Horsehair jewellery is a great way for riders to always have just a little piece of their beloved pony or horse with them all the time.
Horsehair can be incorporated in a wide range of jewellery items - bracelets, key rings, stock pins, necklaces and brooches. People who have more than one special horse sometimes have the hair of each of the horses plaited together. Using contrasting strands from, say, a grey and a black or bay looks really stylish. Chele Clarkin and Geoff Taylor of The Cambridge Collection are always interested in hearing about horse owners’ own horsehair jewellery ideas. To see some of the exciting jewellery that they have already created with horsehair, go to our horsehair jewellery collection.

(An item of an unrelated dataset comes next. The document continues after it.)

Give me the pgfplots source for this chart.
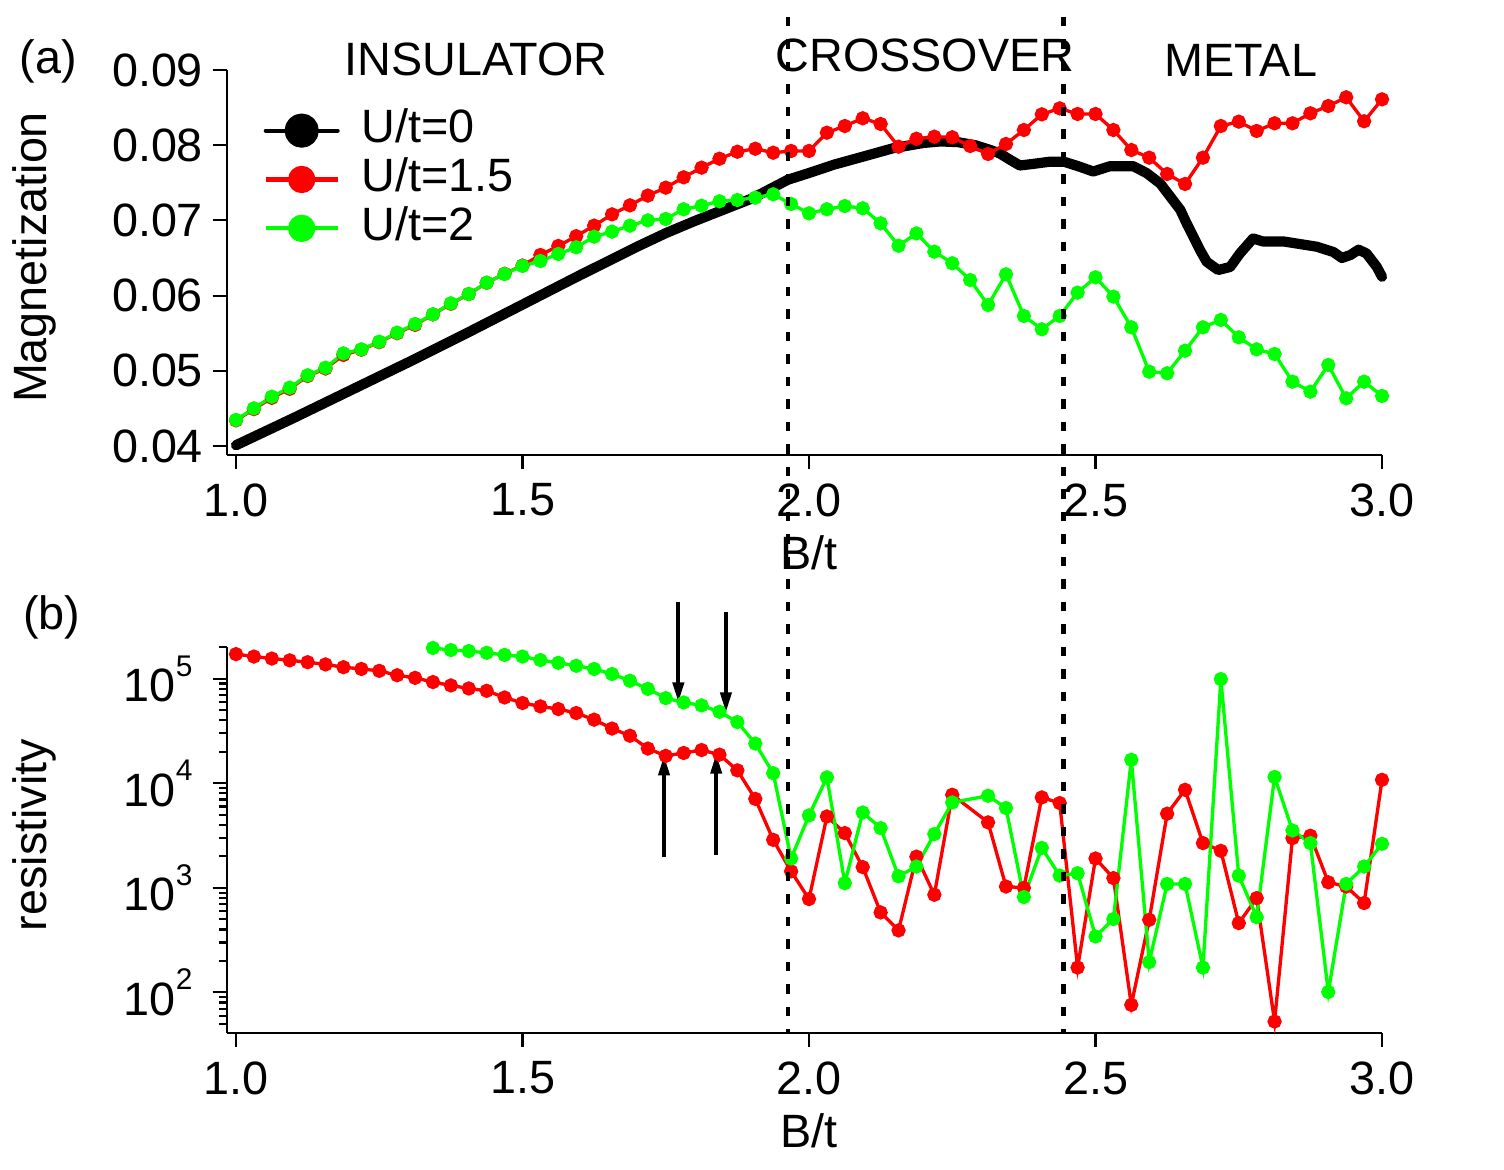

Providing the horsehair for personalized jewellery
If you cut the hair from the back of the dock, the cutting mark will be less noticeable. Mane hair is not suitable for jewellery as it is too fine. (If you are unable to provide hair from your own horse, The Cambridge Collection can supply horsehair for your jewellery.)
The strands of hair need to be clean and of the same length. That enables the binding of the hair to be secure and to wear well.
For bracelets and necklaces, the hair must be at least 30cm in length and about one thumb thickness through. Any leftover horsehair, it is returned to the person who has ordered the jewellery. Bracelets usually finish up at about 19 cm or 7 ½”, but can be made to any suitable length.
Stock pins and brooches take about 10 cm of horsehair and the bundle should be the thickness of a little finger.
Once the hair is cut, bind it with a rubber band. Carefully lay the bundle on paper, wrap it and send it to The Cambridge Collection for plaiting.
Turning the horsehair into jewellery
Making hard-wearing and attractive horsehair jewellery is a task for experts. Bracelets are made to each person’s individual requirements. As one-off pieces, they are time-consuming to make and produced with care and love. The Cambridge Collection people are, themselves, horse-mad so they understand how precious the horsehair jewellery they make will be to each owner.
A range of precious metals can be used - yellow, rose or white gold, or sterling silver, or any combination of those metals.
Designs may be plain, or could include snaffle bits in the centre or maybe a plaque that can be hand-engraved. Bracelet ends are solid and the slide clasp is a handmade, so it is tough. The Cambridge Collection produces hand-carved caps with a horse shoe nail on each end. Slide clasp catches are handmade and hammer-hardened to make sure they will stand up to the rough life they often get around horses.
Long term wear
The workmanship that goes into The Cambridge Collection’s horsehair jewellery ensures that each piece wears well. However, horsehair can become a little tatty over time. If this happens, the hair can be removed, a fresh bundle of hair can be plaited, and that can be reattached to the existing ends.
Famous riders who have horsehair jewellery
Katie Laurie (née McVean) has two items of horse hair jewellery – one from Flower Power, the mother of all her homebred show-jumpers, and the other from Delphie, who was one of Flower Power’s babies and a special horse for Katie. Delphie has since been sold to Saudi Arabia, but she stays close to Katie in a special piece of commemorative jewellery.
Katie’s father, Jeff McVean loves his key ring made from hair from Flower Power’s tail.
Owners and breeders often appreciate a thank-you gift made from one of their horses.